The Marshall Library of Economics is a library of the University of Cambridge, England.

==History==
The library is the outgrowth of a Moral Sciences Library begun in 1885 by Professor Alfred Marshall and Professor Henry Sidgwick, consisting largely of their own books and housed in the Selwyn Divinity School, opposite St John's College. Since 2012 the library has also held books of the Centre of Development Studies, which had been housed in the Mill Lane Library.

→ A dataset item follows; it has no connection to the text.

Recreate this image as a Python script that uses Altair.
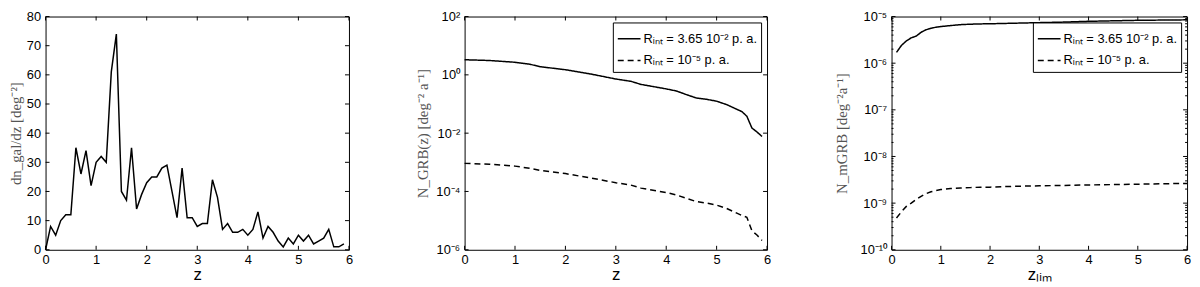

Upon his death in 1924, Professor Marshall bequeathed much of his personal library to Cambridge. In his honour, the expanded collection was named "The Marshall Library of Economics", and moved to larger quarters in the former Balfour Laboratory in Downing Place. In 1935, it took over the former Squire Law Library, adjoining the Geological Museum, and in the early 1960s relocated once again to its present home on the Sidgwick Site. The Marshall Library is housed within the Austin Robinson Building (which is home to the Faculty of Economics), designed by Hugh Casson.

==Collections==

The library covers Economics, Applied Economics, and Development Studies. The collection consists of approximately 75,000 monographs, 25,000 volumes of periodicals and serials, 30 current periodical titles (print). The historic collection includes about 4,000 rare books, and various archival materials of economists (e.g. John Neville Keynes, Arthur Pigou, Austin Robinson).